### Problem to solve:
The listing below should be printed exactly, every line of it. Skip the pictures.
===== Provided material =====
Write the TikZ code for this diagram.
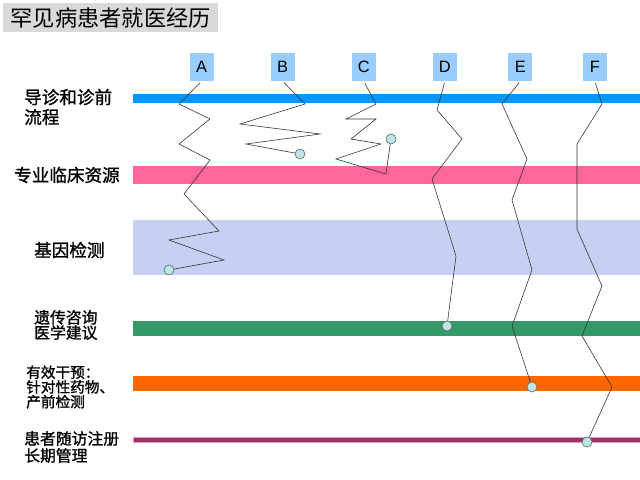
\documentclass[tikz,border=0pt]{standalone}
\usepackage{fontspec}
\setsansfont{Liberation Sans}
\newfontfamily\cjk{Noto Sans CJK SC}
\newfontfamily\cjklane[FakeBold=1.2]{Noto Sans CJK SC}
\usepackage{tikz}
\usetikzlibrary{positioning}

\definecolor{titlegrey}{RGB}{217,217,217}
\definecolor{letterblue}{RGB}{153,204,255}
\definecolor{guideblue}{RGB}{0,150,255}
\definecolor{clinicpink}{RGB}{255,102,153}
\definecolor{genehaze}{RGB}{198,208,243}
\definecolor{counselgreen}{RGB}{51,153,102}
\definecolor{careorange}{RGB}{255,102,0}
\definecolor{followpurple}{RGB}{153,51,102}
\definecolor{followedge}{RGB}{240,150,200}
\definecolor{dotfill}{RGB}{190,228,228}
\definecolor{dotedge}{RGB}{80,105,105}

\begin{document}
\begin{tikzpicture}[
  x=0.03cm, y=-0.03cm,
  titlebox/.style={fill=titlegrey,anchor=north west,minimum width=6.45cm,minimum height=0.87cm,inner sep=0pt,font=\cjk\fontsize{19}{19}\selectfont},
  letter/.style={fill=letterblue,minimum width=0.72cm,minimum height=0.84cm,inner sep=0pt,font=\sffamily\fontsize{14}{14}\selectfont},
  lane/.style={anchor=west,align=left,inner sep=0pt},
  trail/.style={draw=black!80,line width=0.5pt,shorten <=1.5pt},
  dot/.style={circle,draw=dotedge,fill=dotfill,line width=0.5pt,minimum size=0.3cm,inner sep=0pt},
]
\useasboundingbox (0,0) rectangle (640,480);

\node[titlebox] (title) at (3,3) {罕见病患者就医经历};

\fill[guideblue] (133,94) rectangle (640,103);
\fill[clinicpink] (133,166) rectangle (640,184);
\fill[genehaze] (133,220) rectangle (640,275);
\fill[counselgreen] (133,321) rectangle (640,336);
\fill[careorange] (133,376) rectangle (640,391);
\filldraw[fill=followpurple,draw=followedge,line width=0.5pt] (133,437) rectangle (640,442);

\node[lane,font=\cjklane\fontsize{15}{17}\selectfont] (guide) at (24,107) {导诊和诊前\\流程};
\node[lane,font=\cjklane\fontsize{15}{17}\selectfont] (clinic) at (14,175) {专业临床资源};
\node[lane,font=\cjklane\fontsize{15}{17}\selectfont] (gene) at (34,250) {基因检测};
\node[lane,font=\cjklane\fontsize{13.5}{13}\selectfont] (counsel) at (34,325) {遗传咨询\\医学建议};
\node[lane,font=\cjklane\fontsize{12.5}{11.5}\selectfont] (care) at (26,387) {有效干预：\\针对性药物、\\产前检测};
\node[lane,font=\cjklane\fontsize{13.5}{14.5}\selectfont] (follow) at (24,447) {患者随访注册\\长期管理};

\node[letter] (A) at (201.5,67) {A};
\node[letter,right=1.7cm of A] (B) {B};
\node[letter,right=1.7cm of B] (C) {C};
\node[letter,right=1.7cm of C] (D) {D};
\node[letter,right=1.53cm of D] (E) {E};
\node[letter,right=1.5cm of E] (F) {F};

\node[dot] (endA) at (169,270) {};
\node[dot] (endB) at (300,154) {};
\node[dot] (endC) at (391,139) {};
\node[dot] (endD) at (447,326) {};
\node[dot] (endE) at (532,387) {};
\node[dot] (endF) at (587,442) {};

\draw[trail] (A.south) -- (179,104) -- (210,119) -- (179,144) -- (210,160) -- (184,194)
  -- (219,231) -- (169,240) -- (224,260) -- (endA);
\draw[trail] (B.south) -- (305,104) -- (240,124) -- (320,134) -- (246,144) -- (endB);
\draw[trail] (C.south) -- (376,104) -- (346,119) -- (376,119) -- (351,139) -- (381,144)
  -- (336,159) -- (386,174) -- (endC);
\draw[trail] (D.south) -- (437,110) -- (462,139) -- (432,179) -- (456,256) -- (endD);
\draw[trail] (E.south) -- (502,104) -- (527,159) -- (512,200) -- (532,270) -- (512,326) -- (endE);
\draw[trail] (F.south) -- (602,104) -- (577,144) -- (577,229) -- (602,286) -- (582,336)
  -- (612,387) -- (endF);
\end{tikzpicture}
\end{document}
=====
### Task solution:
Write the TikZ code for this diagram.
\documentclass[tikz,border=0pt]{standalone}
\usepackage{fontspec}
\setsansfont{Liberation Sans}
\newfontfamily\cjk{Noto Sans CJK SC}
\newfontfamily\cjklane[FakeBold=1.2]{Noto Sans CJK SC}
\usepackage{tikz}
\usetikzlibrary{positioning}

\definecolor{titlegrey}{RGB}{217,217,217}
\definecolor{letterblue}{RGB}{153,204,255}
\definecolor{guideblue}{RGB}{0,150,255}
\definecolor{clinicpink}{RGB}{255,102,153}
\definecolor{genehaze}{RGB}{198,208,243}
\definecolor{counselgreen}{RGB}{51,153,102}
\definecolor{careorange}{RGB}{255,102,0}
\definecolor{followpurple}{RGB}{153,51,102}
\definecolor{followedge}{RGB}{240,150,200}
\definecolor{dotfill}{RGB}{190,228,228}
\definecolor{dotedge}{RGB}{80,105,105}

\begin{document}
\begin{tikzpicture}[
  x=0.03cm, y=-0.03cm,
  titlebox/.style={fill=titlegrey,anchor=north west,minimum width=6.45cm,minimum height=0.87cm,inner sep=0pt,font=\cjk\fontsize{19}{19}\selectfont},
  letter/.style={fill=letterblue,minimum width=0.72cm,minimum height=0.84cm,inner sep=0pt,font=\sffamily\fontsize{14}{14}\selectfont},
  lane/.style={anchor=west,align=left,inner sep=0pt},
  trail/.style={draw=black!80,line width=0.5pt,shorten <=1.5pt},
  dot/.style={circle,draw=dotedge,fill=dotfill,line width=0.5pt,minimum size=0.3cm,inner sep=0pt},
]
\useasboundingbox (0,0) rectangle (640,480);

\node[titlebox] (title) at (3,3) {罕见病患者就医经历};

\fill[guideblue] (133,94) rectangle (640,103);
\fill[clinicpink] (133,166) rectangle (640,184);
\fill[genehaze] (133,220) rectangle (640,275);
\fill[counselgreen] (133,321) rectangle (640,336);
\fill[careorange] (133,376) rectangle (640,391);
\filldraw[fill=followpurple,draw=followedge,line width=0.5pt] (133,437) rectangle (640,442);

\node[lane,font=\cjklane\fontsize{15}{17}\selectfont] (guide) at (24,107) {导诊和诊前\\流程};
\node[lane,font=\cjklane\fontsize{15}{17}\selectfont] (clinic) at (14,175) {专业临床资源};
\node[lane,font=\cjklane\fontsize{15}{17}\selectfont] (gene) at (34,250) {基因检测};
\node[lane,font=\cjklane\fontsize{13.5}{13}\selectfont] (counsel) at (34,325) {遗传咨询\\医学建议};
\node[lane,font=\cjklane\fontsize{12.5}{11.5}\selectfont] (care) at (26,387) {有效干预：\\针对性药物、\\产前检测};
\node[lane,font=\cjklane\fontsize{13.5}{14.5}\selectfont] (follow) at (24,447) {患者随访注册\\长期管理};

\node[letter] (A) at (201.5,67) {A};
\node[letter,right=1.7cm of A] (B) {B};
\node[letter,right=1.7cm of B] (C) {C};
\node[letter,right=1.7cm of C] (D) {D};
\node[letter,right=1.53cm of D] (E) {E};
\node[letter,right=1.5cm of E] (F) {F};

\node[dot] (endA) at (169,270) {};
\node[dot] (endB) at (300,154) {};
\node[dot] (endC) at (391,139) {};
\node[dot] (endD) at (447,326) {};
\node[dot] (endE) at (532,387) {};
\node[dot] (endF) at (587,442) {};

\draw[trail] (A.south) -- (179,104) -- (210,119) -- (179,144) -- (210,160) -- (184,194)
  -- (219,231) -- (169,240) -- (224,260) -- (endA);
\draw[trail] (B.south) -- (305,104) -- (240,124) -- (320,134) -- (246,144) -- (endB);
\draw[trail] (C.south) -- (376,104) -- (346,119) -- (376,119) -- (351,139) -- (381,144)
  -- (336,159) -- (386,174) -- (endC);
\draw[trail] (D.south) -- (437,110) -- (462,139) -- (432,179) -- (456,256) -- (endD);
\draw[trail] (E.south) -- (502,104) -- (527,159) -- (512,200) -- (532,270) -- (512,326) -- (endE);
\draw[trail] (F.south) -- (602,104) -- (577,144) -- (577,229) -- (602,286) -- (582,336)
  -- (612,387) -- (endF);
\end{tikzpicture}
\end{document}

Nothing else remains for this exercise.